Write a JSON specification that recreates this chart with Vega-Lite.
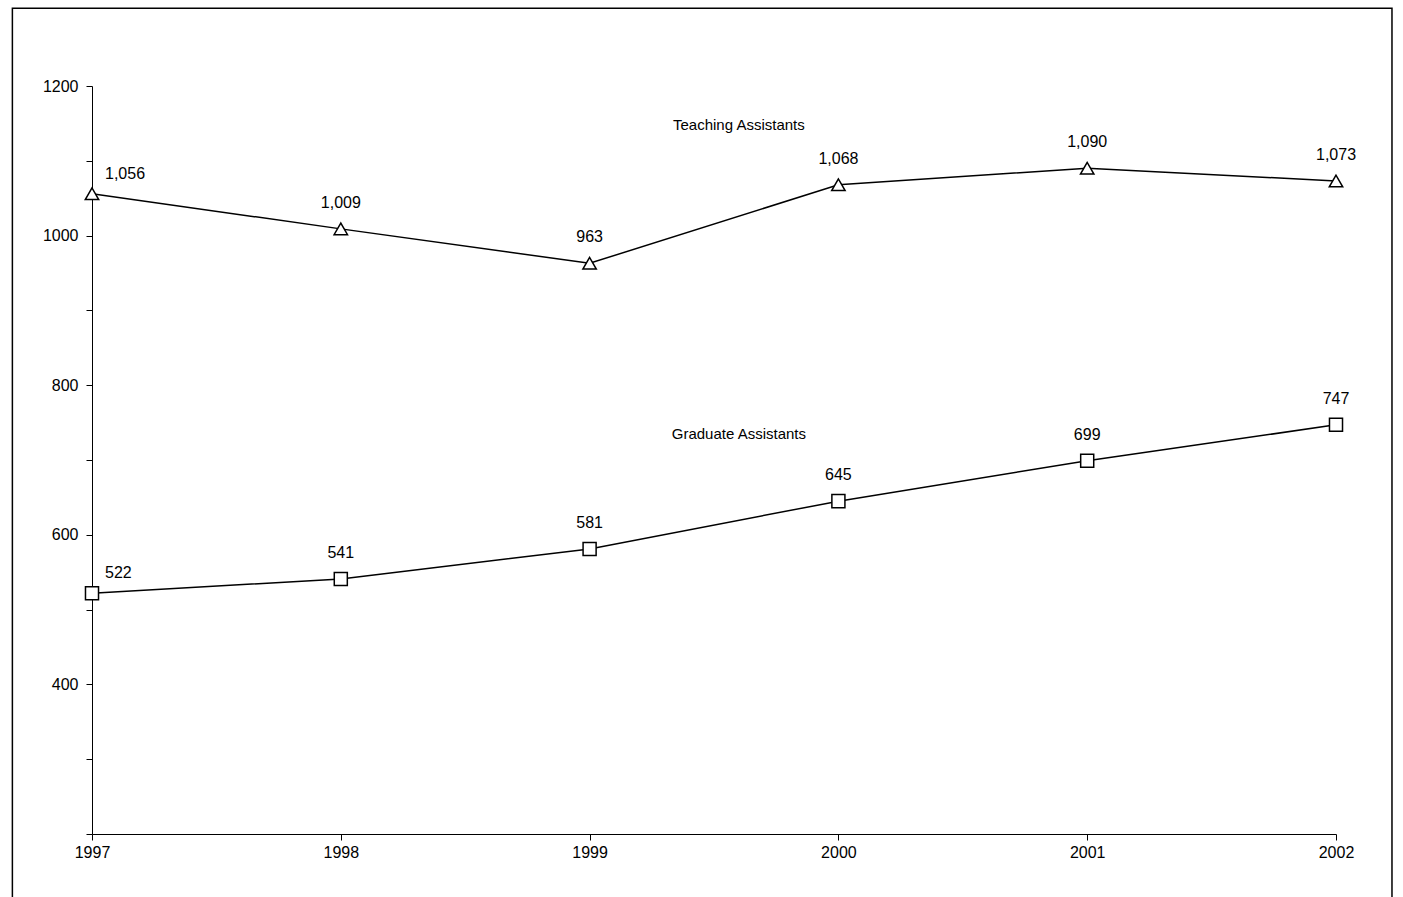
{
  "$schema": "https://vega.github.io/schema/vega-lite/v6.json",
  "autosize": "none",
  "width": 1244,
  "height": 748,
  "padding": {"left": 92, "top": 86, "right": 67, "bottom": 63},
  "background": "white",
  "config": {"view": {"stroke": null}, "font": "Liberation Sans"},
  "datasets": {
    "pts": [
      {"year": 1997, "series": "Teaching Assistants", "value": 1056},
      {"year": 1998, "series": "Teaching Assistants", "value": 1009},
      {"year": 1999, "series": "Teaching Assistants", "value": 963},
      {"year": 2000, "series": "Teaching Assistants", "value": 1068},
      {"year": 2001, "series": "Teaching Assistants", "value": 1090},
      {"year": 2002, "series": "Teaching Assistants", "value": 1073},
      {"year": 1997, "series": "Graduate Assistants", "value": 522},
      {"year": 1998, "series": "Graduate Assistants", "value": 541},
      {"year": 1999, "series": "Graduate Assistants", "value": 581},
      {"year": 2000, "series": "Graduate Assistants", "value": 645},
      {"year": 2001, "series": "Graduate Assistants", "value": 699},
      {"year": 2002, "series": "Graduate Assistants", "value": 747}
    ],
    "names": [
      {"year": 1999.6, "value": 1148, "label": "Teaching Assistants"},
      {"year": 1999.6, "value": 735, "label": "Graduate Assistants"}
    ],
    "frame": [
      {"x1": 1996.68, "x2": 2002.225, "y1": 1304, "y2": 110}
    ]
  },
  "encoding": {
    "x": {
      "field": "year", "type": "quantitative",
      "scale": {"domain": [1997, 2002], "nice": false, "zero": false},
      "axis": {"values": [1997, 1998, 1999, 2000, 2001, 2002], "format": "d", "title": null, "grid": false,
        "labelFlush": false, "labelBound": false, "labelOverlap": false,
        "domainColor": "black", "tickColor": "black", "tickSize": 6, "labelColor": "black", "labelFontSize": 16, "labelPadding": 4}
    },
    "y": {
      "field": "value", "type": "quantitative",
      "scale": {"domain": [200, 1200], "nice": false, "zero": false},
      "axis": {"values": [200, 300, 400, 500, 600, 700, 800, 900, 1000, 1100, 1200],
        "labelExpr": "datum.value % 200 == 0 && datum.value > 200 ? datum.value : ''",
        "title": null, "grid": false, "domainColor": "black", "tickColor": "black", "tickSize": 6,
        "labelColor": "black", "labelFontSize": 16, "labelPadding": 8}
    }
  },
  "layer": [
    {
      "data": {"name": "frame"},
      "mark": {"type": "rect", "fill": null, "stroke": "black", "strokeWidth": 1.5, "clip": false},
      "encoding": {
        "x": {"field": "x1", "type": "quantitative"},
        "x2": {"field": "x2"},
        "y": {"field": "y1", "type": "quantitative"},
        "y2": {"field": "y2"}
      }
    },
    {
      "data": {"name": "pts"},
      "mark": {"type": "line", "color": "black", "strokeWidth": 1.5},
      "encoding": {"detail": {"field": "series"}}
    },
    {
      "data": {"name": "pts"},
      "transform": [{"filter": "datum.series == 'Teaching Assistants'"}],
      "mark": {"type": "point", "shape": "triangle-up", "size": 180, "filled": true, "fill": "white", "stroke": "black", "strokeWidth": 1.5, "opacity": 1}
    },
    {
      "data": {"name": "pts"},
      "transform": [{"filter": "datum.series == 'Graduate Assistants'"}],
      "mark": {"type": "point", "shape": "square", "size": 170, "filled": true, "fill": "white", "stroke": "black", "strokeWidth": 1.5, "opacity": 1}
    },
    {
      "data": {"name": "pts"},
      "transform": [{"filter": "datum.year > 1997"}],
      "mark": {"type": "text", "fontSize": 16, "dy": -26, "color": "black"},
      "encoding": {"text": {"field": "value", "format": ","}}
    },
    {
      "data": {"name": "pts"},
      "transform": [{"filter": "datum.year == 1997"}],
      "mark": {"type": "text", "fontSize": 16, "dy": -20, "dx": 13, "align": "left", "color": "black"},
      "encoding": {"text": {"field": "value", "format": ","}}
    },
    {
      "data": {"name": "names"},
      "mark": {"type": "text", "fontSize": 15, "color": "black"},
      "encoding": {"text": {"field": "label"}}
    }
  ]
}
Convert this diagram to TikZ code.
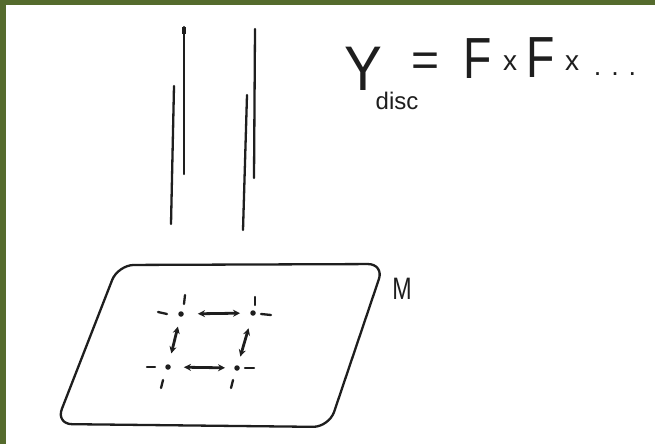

# # # #

_PROBLEM TO SOLVE_
Write out the listing above exactly as it stands, pictures excluded.

_SOLUTION BELOW_
Write a JSON specification that recreates this chart with Vega-Lite.
{
  "$schema": "https://vega.github.io/schema/vega-lite/v6.json",
  "autosize": "none",
  "width": 1244,
  "height": 748,
  "padding": {"left": 92, "top": 86, "right": 67, "bottom": 63},
  "background": "white",
  "config": {"view": {"stroke": null}, "font": "Liberation Sans"},
  "datasets": {
    "pts": [
      {"year": 1997, "series": "Teaching Assistants", "value": 1056},
      {"year": 1998, "series": "Teaching Assistants", "value": 1009},
      {"year": 1999, "series": "Teaching Assistants", "value": 963},
      {"year": 2000, "series": "Teaching Assistants", "value": 1068},
      {"year": 2001, "series": "Teaching Assistants", "value": 1090},
      {"year": 2002, "series": "Teaching Assistants", "value": 1073},
      {"year": 1997, "series": "Graduate Assistants", "value": 522},
      {"year": 1998, "series": "Graduate Assistants", "value": 541},
      {"year": 1999, "series": "Graduate Assistants", "value": 581},
      {"year": 2000, "series": "Graduate Assistants", "value": 645},
      {"year": 2001, "series": "Graduate Assistants", "value": 699},
      {"year": 2002, "series": "Graduate Assistants", "value": 747}
    ],
    "names": [
      {"year": 1999.6, "value": 1148, "label": "Teaching Assistants"},
      {"year": 1999.6, "value": 735, "label": "Graduate Assistants"}
    ],
    "frame": [
      {"x1": 1996.68, "x2": 2002.225, "y1": 1304, "y2": 110}
    ]
  },
  "encoding": {
    "x": {
      "field": "year", "type": "quantitative",
      "scale": {"domain": [1997, 2002], "nice": false, "zero": false},
      "axis": {"values": [1997, 1998, 1999, 2000, 2001, 2002], "format": "d", "title": null, "grid": false,
        "labelFlush": false, "labelBound": false, "labelOverlap": false,
        "domainColor": "black", "tickColor": "black", "tickSize": 6, "labelColor": "black", "labelFontSize": 16, "labelPadding": 4}
    },
    "y": {
      "field": "value", "type": "quantitative",
      "scale": {"domain": [200, 1200], "nice": false, "zero": false},
      "axis": {"values": [200, 300, 400, 500, 600, 700, 800, 900, 1000, 1100, 1200],
        "labelExpr": "datum.value % 200 == 0 && datum.value > 200 ? datum.value : ''",
        "title": null, "grid": false, "domainColor": "black", "tickColor": "black", "tickSize": 6,
        "labelColor": "black", "labelFontSize": 16, "labelPadding": 8}
    }
  },
  "layer": [
    {
      "data": {"name": "frame"},
      "mark": {"type": "rect", "fill": null, "stroke": "black", "strokeWidth": 1.5, "clip": false},
      "encoding": {
        "x": {"field": "x1", "type": "quantitative"},
        "x2": {"field": "x2"},
        "y": {"field": "y1", "type": "quantitative"},
        "y2": {"field": "y2"}
      }
    },
    {
      "data": {"name": "pts"},
      "mark": {"type": "line", "color": "black", "strokeWidth": 1.5},
      "encoding": {"detail": {"field": "series"}}
    },
    {
      "data": {"name": "pts"},
      "transform": [{"filter": "datum.series == 'Teaching Assistants'"}],
      "mark": {"type": "point", "shape": "triangle-up", "size": 180, "filled": true, "fill": "white", "stroke": "black", "strokeWidth": 1.5, "opacity": 1}
    },
    {
      "data": {"name": "pts"},
      "transform": [{"filter": "datum.series == 'Graduate Assistants'"}],
      "mark": {"type": "point", "shape": "square", "size": 170, "filled": true, "fill": "white", "stroke": "black", "strokeWidth": 1.5, "opacity": 1}
    },
    {
      "data": {"name": "pts"},
      "transform": [{"filter": "datum.year > 1997"}],
      "mark": {"type": "text", "fontSize": 16, "dy": -26, "color": "black"},
      "encoding": {"text": {"field": "value", "format": ","}}
    },
    {
      "data": {"name": "pts"},
      "transform": [{"filter": "datum.year == 1997"}],
      "mark": {"type": "text", "fontSize": 16, "dy": -20, "dx": 13, "align": "left", "color": "black"},
      "encoding": {"text": {"field": "value", "format": ","}}
    },
    {
      "data": {"name": "names"},
      "mark": {"type": "text", "fontSize": 15, "color": "black"},
      "encoding": {"text": {"field": "label"}}
    }
  ]
}
Convert this diagram to TikZ code.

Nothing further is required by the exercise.